Dus eens in de zoveel tijd dronk ik een kopje thee met haar en soms maakten we een wandelingetje. Ze had het hele appartement vol staan met poppen. Dat waren haar kinderen, die ze nooit heeft gehad. Ze praatte er mee, waste ze en kleedde ze aan. Ze voelde zich daardoor niet zo eenzaam.
Ik voelde me toen absoluut geen maatschappelijk werkster, eerder een professionele buurvrouw. Mensen willen hun verhaal kwijt maar krijgen daar vaak geen gehoor voor. Iedereen is met zichzelf bezig. Vroeger had je de kruidenier waar je gezellig wat kon beppen. De supermarkt leent zich niet zo voor een babbeltje met de caissière.

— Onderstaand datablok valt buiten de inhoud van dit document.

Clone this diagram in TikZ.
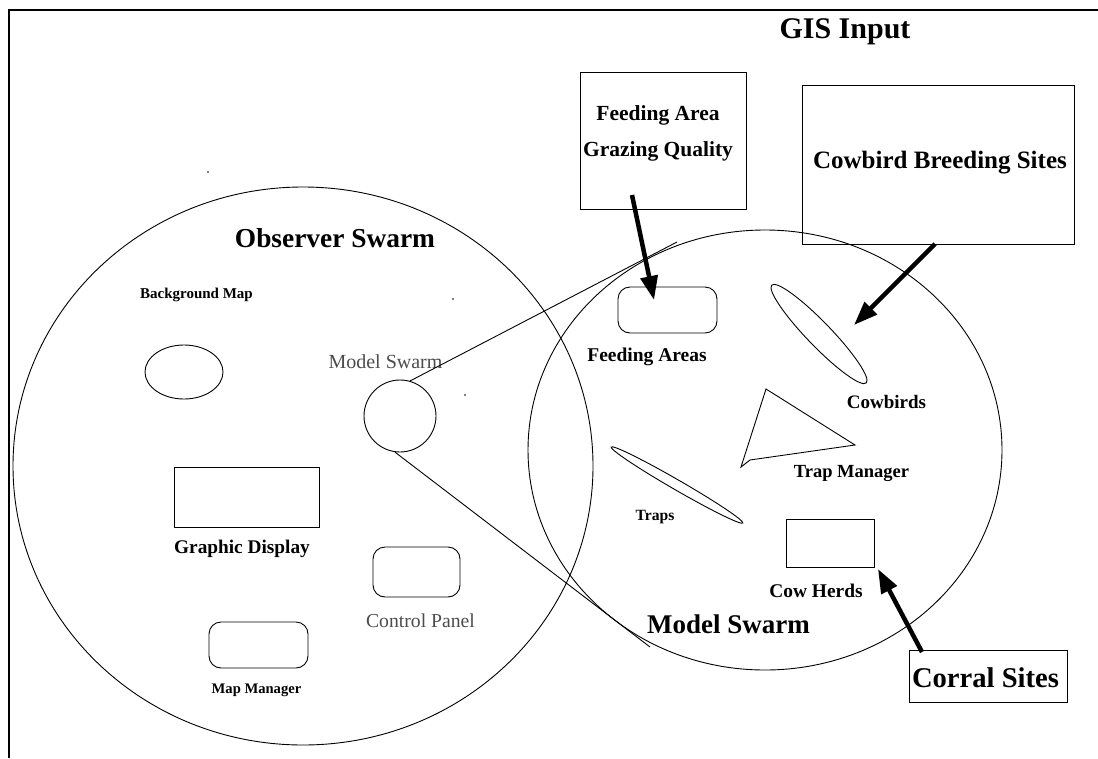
\documentclass[tikz,border=0pt]{standalone}
\usepackage{fontspec}
\setmainfont{Liberation Serif}
\usetikzlibrary{shapes.geometric,arrows.meta}
\newcommand{\fsz}[1]{\fontsize{#1}{#1}\selectfont}
\tikzset{
  thin line/.style={line width=0.9pt},
  plainbox/.style={draw,thin line,inner sep=0pt},
  roundbox/.style={plainbox,rounded corners=12pt},
  lens/.style={draw,thin line,ellipse,inner sep=0pt},
  lbl/.style={inner sep=0pt,anchor=base,font=\bfseries},
  graylbl/.style={inner sep=0pt,anchor=base,text=black!70},
  bigarrow/.style={line width=4.5pt,-{Triangle[length=24pt,width=17pt]}}
}
\begin{document}
\begin{tikzpicture}[x=1pt,y=-1pt]
    \useasboundingbox (0,0) rectangle (1098,758);
    \draw[line width=2pt] (9,758)--(9,10)--(1098,10);
    % the two swarms
    \draw[thin line] (303,466) ellipse [x radius=290,y radius=279];
    \draw[thin line] (765,450) ellipse [x radius=237,y radius=220];
    % observer swarm
    \node[lbl] (obs) at (335,247) {\fsz{27.4}Observer Swarm};
    \node[lbl] (bglbl) at (196.5,298) {\fsz{15}Background Map};
    \node[lens,minimum width=78,minimum height=54] (bg) at (184,372) {};
    \node[plainbox,minimum width=145,minimum height=60] (gd) at (246.5,497) {};
    \node[lbl] (gdlbl) at (242,553) {\fsz{19.3}Graphic Display};
    \node[roundbox,minimum width=87,minimum height=50] (cp) at (416.5,572) {};
    \node[graylbl] (cplbl) at (420.5,627) {\fsz{19.7}Control Panel};
    \node[roundbox,minimum width=99,minimum height=46] (mm) at (258.5,645) {};
    \node[lbl] (mmlbl) at (256.5,693) {\fsz{14.6}Map Manager};
    \node[graylbl] (mslbl) at (385.5,368) {\fsz{20}Model Swarm};
    \node[draw,thin line,circle,minimum size=72,inner sep=0pt] (ms) at (400,416) {};
    \coordinate (zt) at (677,242);
    \coordinate (zb) at (650,647);
    \draw[thin line] (ms.74)--(zt);
    \draw[thin line] (ms.-98)--(zb);
    % model swarm
    \node[roundbox,minimum width=99,minimum height=46] (fa) at (667.5,310) {};
    \node[lbl] (falbl) at (647,361) {\fsz{19.5}Feeding Areas};
    \node[lens,minimum width=136,minimum height=24,rotate=-46] (cw) at (819,334) {};
    \node[lbl] (cwlbl) at (886.5,408) {\fsz{19}Cowbirds};
    \draw[thin line] (766,389)--(855,445)--(750,460)--(741,467)--cycle;
    \node[lbl] (tmlbl) at (851.5,477) {\fsz{18.5}Trap Manager};
    \node[lens,minimum width=152,minimum height=10,rotate=-30] (tr) at (677,485) {};
    \node[lbl] (trlbl) at (655,520) {\fsz{15.6}Traps};
    \node[plainbox,minimum width=88,minimum height=48] (ch) at (830,543) {};
    \node[lbl] (chlbl) at (816,597) {\fsz{19.4}Cow Herds};
    \node[lbl] (mdl) at (728.5,633) {\fsz{27}Model Swarm};
    % gis input
    \node[lbl] (gis) at (845,38) {\fsz{30}GIS Input};
    \node[plainbox,minimum width=166,minimum height=137] (gq) at (663,140.5) {};
    \node[lbl] (gq1) at (658,120) {\fsz{21.5}Feeding Area};
    \node[lbl] (gq2) at (658,156) {\fsz{21.5}Grazing Quality};
    \node[plainbox,minimum width=272,minimum height=159] (cb) at (938,164.5) {};
    \node[lbl] (cblbl) at (940,168) {\fsz{25}Cowbird Breeding Sites};
    \node[plainbox,minimum width=158,minimum height=52] (cs) at (988,676) {};
    \node[lbl] (cslbl) at (985.5,687) {\fsz{28.6}Corral Sites};
    \coordinate (a1s) at (632,195);
    \coordinate (a1e) at (654,300);
    \coordinate (a2s) at (935,244);
    \coordinate (a2e) at (854,325);
    \coordinate (a3s) at (922,652);
    \coordinate (a3e) at (878,569);
    \draw[bigarrow] (a1s)--(a1e);
    \draw[bigarrow] (a2s)--(a2e);
    \draw[bigarrow] (a3s)--(a3e);
    % specks
    \fill (208,172) circle [radius=0.8];
    \fill (453,299) circle [radius=0.8];
    \fill (465,395) circle [radius=0.8];
\end{tikzpicture}
\end{document}
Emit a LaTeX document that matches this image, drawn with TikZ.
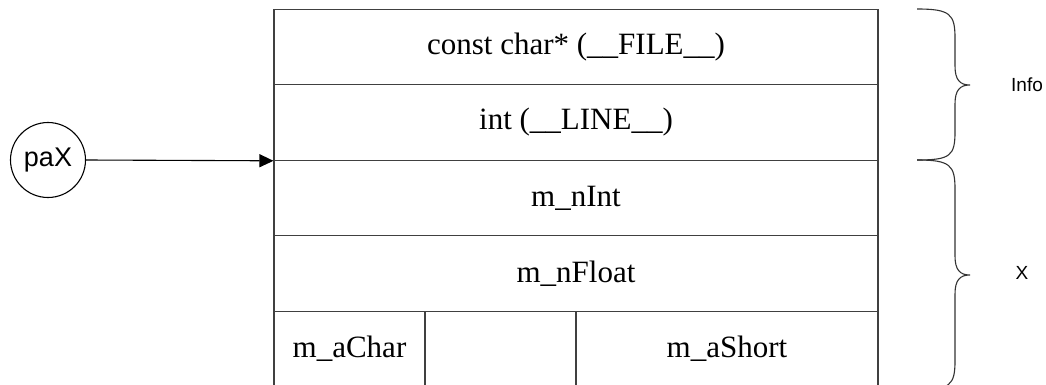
\documentclass[tikz,border=0pt]{standalone}
\usepackage{fontspec}
\setmainfont{Liberation Serif}
\newfontfamily\labelfont{Liberation Sans}
\usetikzlibrary{arrows.meta}
\begin{document}
\begin{tikzpicture}[x=1pt,y=-1pt,
  cell/.style={draw=black!75,line width=1.1pt,rectangle,inner sep=0pt,
    font=\fontsize{31}{36}\selectfont},
  brace/.style={draw=black!80,line width=1.1pt},
  lab/.style={font=\labelfont\fontsize{19}{22}\selectfont},
  conn/.style={draw=black,line width=1.1pt,-{Triangle[length=14pt,width=13pt]}}]
\useasboundingbox (0,0) rectangle (1046,385);
\clip (0,0) rectangle (1046,385);
% rows
\node[cell,minimum width=604pt,minimum height=75.5pt] (r1) at (576,47) {const char* (\_\_FILE\_\_)};
\node[cell,minimum width=604pt,minimum height=75.5pt] (r2) at (576,122.5) {int (\_\_LINE\_\_)};
\node[cell,minimum width=604pt,minimum height=75.5pt] (r3) at (576,198) {m\_nInt};
\node[cell,minimum width=604pt,minimum height=75.5pt] (r4) at (576,273.5) {m\_nFloat};
\node[cell,minimum width=151pt,minimum height=75.5pt] (c1) at (349.5,349) {m\_aChar};
\node[cell,minimum width=151pt,minimum height=75.5pt] (c2) at (500.5,349) {};
\node[cell,minimum width=302pt,minimum height=75.5pt] (c3) at (727,349) {m\_aShort};
% pointer
\node[draw=black,line width=1.1pt,circle,minimum size=75pt,inner sep=0pt,
  font=\labelfont\fontsize{27}{30}\selectfont] (pax) at (48,160) {paX};
\coordinate (target) at (r2.south west);
\draw[conn] (pax.east) -- (target);
% braces
\draw[brace] (917,9) .. controls (950,9) and (955,14) .. (955,38) -- (955,66)
  .. controls (955,80) and (960,85) .. (970,85)
  .. controls (960,85) and (955,90) .. (955,104) -- (955,132)
  .. controls (955,156) and (950,160) .. (917,160);
\draw[brace] (917,160) .. controls (950,160) and (955,165) .. (955,189) -- (955,256)
  .. controls (955,270) and (960,275) .. (970,275)
  .. controls (960,275) and (955,280) .. (955,294) -- (955,361)
  .. controls (955,385) and (950,390) .. (917,390);
\node[lab] (info) at (1027,85) {Info};
\node[lab] (xlab) at (1022,273) {X};
\end{tikzpicture}
\end{document}
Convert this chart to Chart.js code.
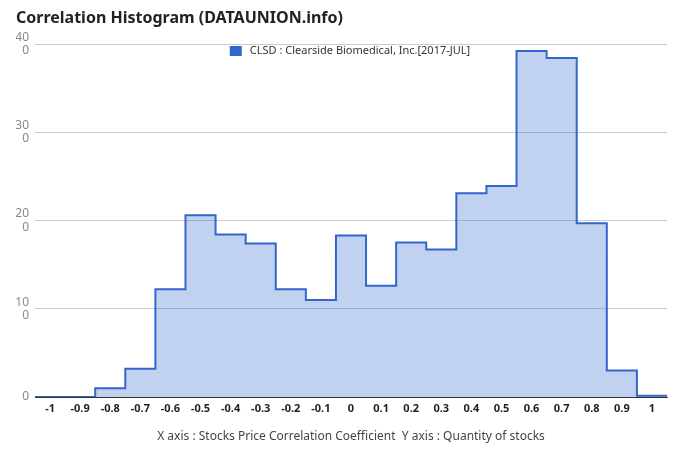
<!DOCTYPE html>
<html>
<head>
<meta charset="utf-8">
<script src="https://cdn.jsdelivr.net/npm/chart.js@4/dist/chart.umd.min.js"></script>
<style>
  body { margin: 0; background: #fff; }
  canvas { display: block; }
</style>
</head>
<body>
<canvas id="chart" width="680" height="462"></canvas>
<script>
// bin centres of the correlation histogram
const binCenters = [-1, -0.9, -0.8, -0.7, -0.6, -0.5, -0.4, -0.3, -0.2, -0.1, 0,
                    0.1, 0.2, 0.3, 0.4, 0.5, 0.6, 0.7, 0.8, 0.9, 1];
const binWidth = 0.1;
// quantity of stocks per bin
const counts = [0, 0, 1.0, 3.2, 12.2, 20.6, 18.4, 17.4, 12.2, 11.0, 18.3,
                12.6, 17.5, 16.7, 23.1, 23.9, 39.2, 38.4, 19.7, 3.0, 0.15];
const xTicks = binCenters;
const yTicks = [0, 10, 20, 30, 40];
const yTickLabels = [['0'], ['10', '0'], ['20', '0'], ['30', '0'], ['40', '0']];

const seriesLabel = 'CLSD : Clearside Biomedical, Inc.[2017-JUL]';
const lineColor = '#3366cc';

// step points at left bin edges, plus closing point at the right edge
const points = binCenters.map((c, i) => ({ x: c - binWidth / 2, y: counts[i] }));
points.push({ x: binCenters[binCenters.length - 1] + binWidth / 2, y: counts[counts.length - 1] });

const FONT = "'Noto Sans', sans-serif";

// legend drawn inside the plot, centred near the top
const insideLegend = {
  id: 'insideLegend',
  afterDatasetsDraw(chart) {
    const { ctx, chartArea } = chart;
    ctx.save();
    ctx.font = '11px ' + FONT;
    const tw = ctx.measureText(seriesLabel).width;
    const total = 12 + 8 + tw;
    const x0 = (chartArea.left + chartArea.right) / 2 - total / 2 - 1;
    const y0 = chartArea.top + 2;
    ctx.fillStyle = lineColor;
    ctx.fillRect(x0, y0, 12, 10);
    ctx.fillStyle = '#333';
    ctx.textBaseline = 'middle';
    ctx.fillText(seriesLabel, x0 + 20, y0 + 5);
    ctx.restore();
  }
};

new Chart(document.getElementById('chart'), {
  type: 'line',
  data: {
    datasets: [{
      label: seriesLabel,
      data: points,
      stepped: 'before',
      borderColor: lineColor,
      borderWidth: 2,
      backgroundColor: 'rgba(51,102,204,0.3)',
      fill: 'origin',
      pointRadius: 0
    }]
  },
  options: {
    responsive: false,
    animation: false,
    layout: { padding: { left: 16, right: 13, top: 0, bottom: 0 } },
    plugins: {
      title: {
        display: true,
        text: 'Correlation Histogram (DATAUNION.info)',
        align: 'start',
        color: '#222',
        font: { family: FONT, size: 16, weight: 'bold' },
        padding: { top: 9, bottom: 15.8 }
      },
      legend: { display: false },
      tooltip: { enabled: false }
    },
    scales: {
      x: {
        type: 'linear',
        min: binCenters[0] - binWidth / 2,
        max: binCenters[binCenters.length - 1] + binWidth / 2,
        afterBuildTicks: s => { s.ticks = xTicks.map(v => ({ value: v })); },
        afterFit: s => { s.height = 65; },
        grid: { display: false, drawTicks: false },
        border: { display: true, color: '#333', width: 1 },
        ticks: {
          autoSkip: false,
          maxRotation: 0,
          padding: 5,
          color: '#222',
          font: { family: FONT, size: 11, weight: 'bold' },
          callback: v => String(Math.round(v * 10) / 10)
        },
        title: {
          display: true,
          text: 'X axis : Stocks Price Correlation Coefficient  Y axis : Quantity of stocks',
          color: '#444',
          font: { family: FONT, size: 12 },
          padding: { top: 0, bottom: 18 }
        }
      },
      y: {
        min: 0,
        max: 40,
        afterBuildTicks: s => { s.ticks = yTicks.map(v => ({ value: v })); },
        afterFit: s => { s.width = 19; },
        grid: {
          drawTicks: false,
          color: c => (c.tick && c.tick.value === 0 ? '#333' : '#cccccc')
        },
        border: { display: false },
        ticks: {
          padding: 6,
          color: '#888',
          font: { family: FONT, size: 12, lineHeight: 1.1 },
          callback: v => yTickLabels[yTicks.indexOf(v)]
        }
      }
    }
  },
  plugins: [insideLegend]
});
</script>
</body>
</html>
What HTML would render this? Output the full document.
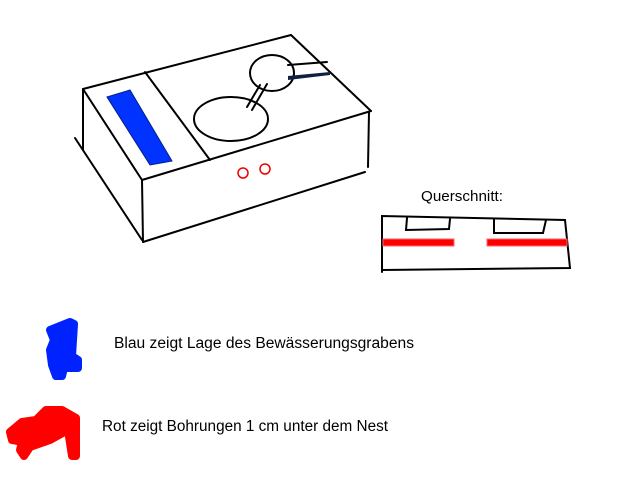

Bij een van mijn bezoekjes had ze een glimlach van oor tot oor toen ze de deur voor me open deed. ‘Ik heb wat voor je!’ zei ze geheimzinnig. Ze drukte vervolgens een pakje in mijn handen. Het is altijd lastig, dit soort situaties. Je mag in de hulpverlening namelijk geen kadootjes aannemen van klanten, tenzij het geen of weinig waarde heeft. Ik had om die reden al een keer een gouden ketting moeten teruggeven. Enigszins gespannen opende ik het pakje en viste daar tot mijn verbazing een enorme knalrode wollen onderbroek uit.
‘Voor als je weer door de kou op je bromfiets moet!’ zei ze opgetogen. Tsja, wat zeg je dan. Ik was bijna net zo rood als de onderbroek. Ik mompelde dat ik er heel erg blij mee was.
Later op kantoor liet ik het kadootje aan mijn collega’s zien, iedereen moest natuurlijk lachen maar was ook vertederd.